Eighteen months ago American Bonanza Gold (BZA-T, ABGFF-O) came to a crossroad. Should it continue to expand its resource at the past-producing Copperstone gold mine in Arizona or move the mine back into production faster with the resources it had? It chose the latter.
Brian Kirwin, American Bonanza’s president and chief executive and the company’s founder, is convinced his management team made the right decision. The debt-free, unhedged junior is halfway through the permitting process and believes it can begin mining Copperstone from underground before the end of the year.
“We could have kept on drilling and shown a reserve of half a million ounces or something like that at these cutoff grades or we could get this thing into production. So we made that decision,” he says.
Bonanza has already accessed high-grade gold mineralization in the D-zone, north of the existing pit, which is scheduled for mined in the first year through a 600- metre-long tunnel.

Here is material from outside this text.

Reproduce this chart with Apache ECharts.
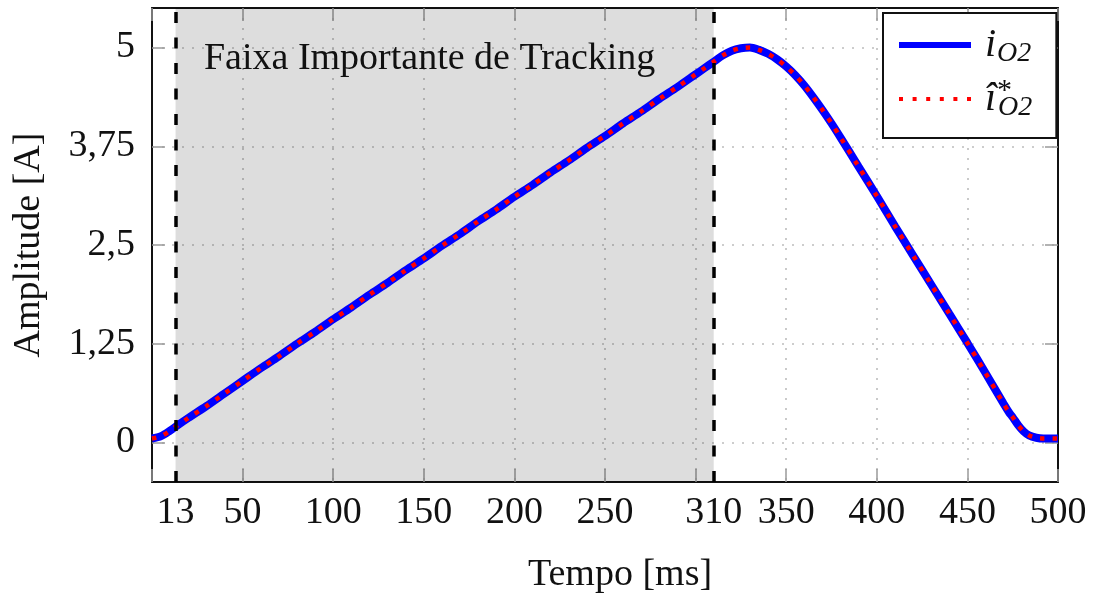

And the previous owners, Cyprus Minerals, who had run a 2,500-ton-per-day open-pit operation at Copperstone between 1987 and 1993 that produced 500,000 oz. gold, left behind key infrastructure including roads, a 69-kilovolt power line and substation and three water wells.
According to a new feasibility study, Copperstone has positive economics as a high-grade underground operation, which can produce on average 45,891 oz. gold annually for the first three years, with a capital investment payback period of just 13 months.

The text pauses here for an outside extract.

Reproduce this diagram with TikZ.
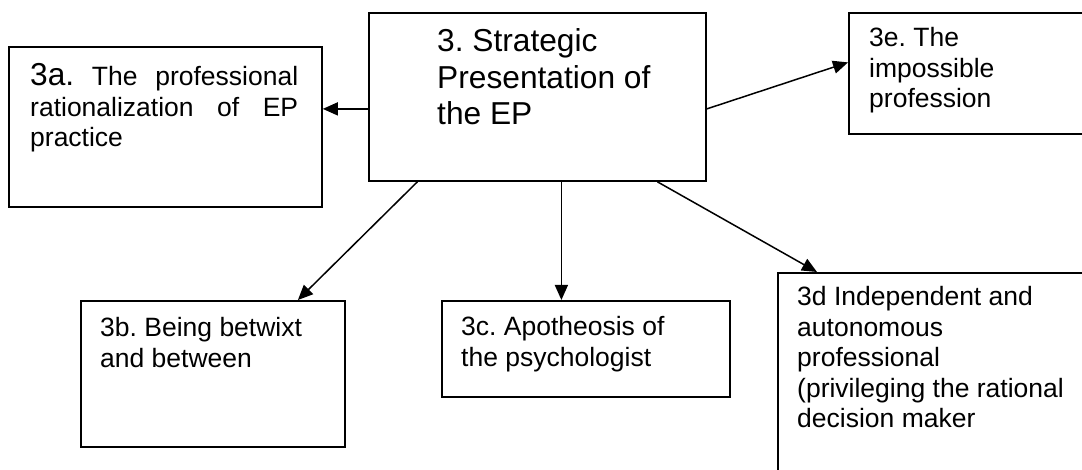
\documentclass[tikz,border=0pt]{standalone}
\usepackage{fontspec}
\setmainfont{Liberation Sans}
\frenchspacing
\usetikzlibrary{arrows.meta, positioning, calc}
\tikzset{
    box/.style={draw, rectangle, line width=1.8pt, inner sep=0pt,
                anchor=north west},
    boxtext/.style={anchor=base west, inner sep=0pt, align=justify,
                    font=\fontsize{26.5pt}{30.5pt}\selectfont},
    bigtext/.style={boxtext, font=\fontsize{31.7pt}{36.5pt}\selectfont},
    arr/.style={-{Triangle[length=15pt, width=13pt]}, line width=1.5pt},
}
\newcommand{\bigsize}{\fontsize{31.7pt}{36.5pt}\selectfont}

\begin{document}
\begin{tikzpicture}[x=1pt, y=-1pt]
    \useasboundingbox (0,0) rectangle (1082,470);
    \clip (0,0) rectangle (1082,470);
    \node[box, minimum width=337pt, minimum height=168pt] (main) at (368,12) {};
    \node[box, minimum width=313pt, minimum height=160pt] (sa) at (8,46) {};
    \node[box, minimum width=250pt, minimum height=121pt] (se) at (848,12) {};
    \node[box, minimum width=264pt, minimum height=146pt] (sb) at (80,300) {};
    \node[box, minimum width=288pt, minimum height=96pt]  (sc) at (441,300) {};
    \node[box, minimum width=320pt, minimum height=230pt] (sd) at (777,272) {};

    \node[bigtext, text width=250pt] (maintext) at ([shift={(69pt,-40pt)}]main.north west)
        {3. Strategic\\Presentation of\\the EP};
    \node[boxtext, text width=268pt] (satext) at ([shift={(22pt,-40pt)}]sa.north west)
        {\makebox[268pt][s]{{\bigsize 3a.} The professional}\\
         \makebox[268pt][s]{rationalization of EP}\\
         practice};
    \node[boxtext, text width=200pt] (setext) at ([shift={(21pt,-35pt)}]se.north west)
        {3e. The\\impossible\\profession};
    \node[boxtext, text width=230pt] (sbtext) at ([shift={(20pt,-37pt)}]sb.north west)
        {3b. Being betwixt\\and between};
    \node[boxtext, text width=250pt] (sctext) at ([shift={(20pt,-36pt)}]sc.north west)
        {3c. Apotheosis of\\the psychologist};
    \node[boxtext, text width=290pt] (sdtext) at ([shift={(20pt,-34pt)}]sd.north west)
        {3d Independent and\\autonomous\\professional\\(privileging the rational\\decision maker};

    \draw[arr] ([yshift=-12pt]main.west) -- ([yshift=-12pt]main.west -| sa.east);
    \draw[arr] ([yshift=-12pt]main.east) -- ([yshift=11pt]se.west);
    \draw[arr] ([xshift=-120pt]main.south) -- ([xshift=85pt]sb.north);
    \draw[arr] ([xshift=24pt]main.south) -- ([xshift=24pt]main.south |- sc.north);
    \draw[arr] ([xshift=120pt]main.south) -- ([xshift=40pt]sd.north west);
\end{tikzpicture}
\end{document}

The study outlines a total capital cost of US$17.74 million, including working capital, startup costs, reclamation bonding and contingencies. The study estimates cash production costs to be US$415 per oz. gold produced.
The after-tax net present value (NPV) is forecast at US$51.3 million with an internal rate of return (IRR) of 96.3% in the base case using a future gold price estimate of US$962 per oz. and a 5% discount rate. The base case envisions a production rate of 450 tons per day or 157,500 tons per year.

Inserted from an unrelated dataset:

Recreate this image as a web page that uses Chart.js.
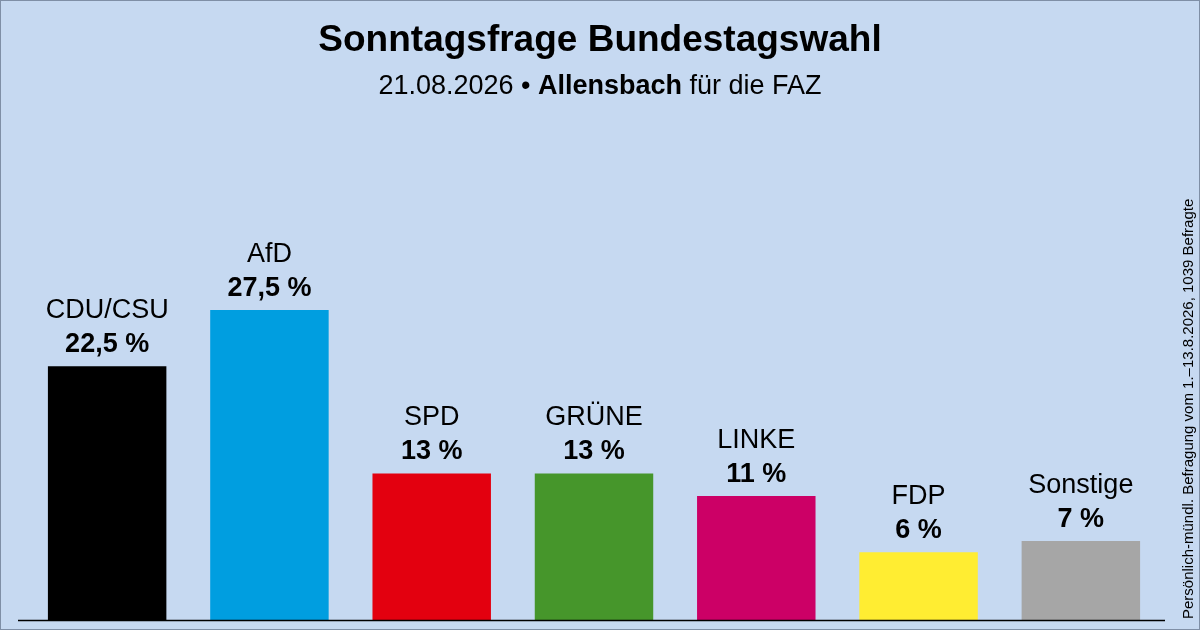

The study maintains that the mine can produce 256,430 oz. gold from the current proven and probable reserves during the course of its 6.3-year mine life. Actual gold recovered will be about 231,000 oz.
Bonanza says it is on track to complete permitting by the middle of the year. In November 2009, the U.S. Department of the Interior’s Bureau of Land Management (BLM) accepted the Copperstone mine plan.
Permit applications are now being prepared for the Arizona Department of Environmental Quality, the Arizona Department of Water Resources, the BLM (additional submissions), local governmental authorities, the U.S. Environmental Protection Agency and other regulatory agencies.
One of the reasons why the company has sailed through permitting so quickly, Kirwin explains, is the nature of the rock.
“We knew there was a certain very special chemistry in the rock when we acquired it, this is very clean material,” Kirwin says. Copperstone is a hypogene oxide system lacking sulphides “so it can’t generate acid. . . that is a huge benefit to the project’s development timeline as well as to the environment.”
Kirwin noted that the type of rock and the design of the mine has saved the company a year or more in the permitting cycle. “We’ve designed the mine with zero disturbance to federal lands and that’s a key element to our design that allows us to go forward with rapid permitting.”
Bonanza envisions a trackless underground mining operation, delivering ore to an on-site crushing, grinding, gravity concentration and flotation concentration. The flotation concentrate will be shipped off-site to a gold recovery plant in the southwestern United States. The mine and recovery plant have been designed to reduce capital costs and speed permitting timelines while maintaining high rates of return.
Copperstone has proven and probable reserves of 911,367 tonnes grading 8.75 grams gold per tonne for contained gold of 256,431 oz. The reserves were based on a resource cut-off grade of 4.5 grams gold and capped at 171 grams gold.
Measured and indicated resources are 941,357 tonnes grading 10.35 grams gold for 313,183 oz. gold with an additional inferred resource of 369,000 tonnes at 12.21 grams gold for contained gold of 144,892 oz. The resources were based on a cut-off of 5.1 grams gold, and capped at 171 grams gold.
Copperstone has been designed primarily as a trackless, drift-and-fill mining operation, with ramp access and paste backfilling. Mining dilution across the life of the project is estimated at 10.3%.
Metallurgical test work suggests gold recoveries of 90%.
At presstime Bonanza was trading at 17.5¢ per share. Over the last year, the stock has traded in a range of 5¢-19.5¢ and the junior has 118.3 million shares outstanding.
“These economics on the scale of a company like ours are extremely powerful,” says Kirwin. “The entire deposit itself is wide open down dip. . . We could double the size of this mine and the number of inferred resources from our south target shows that — it’s wide open in all directions.”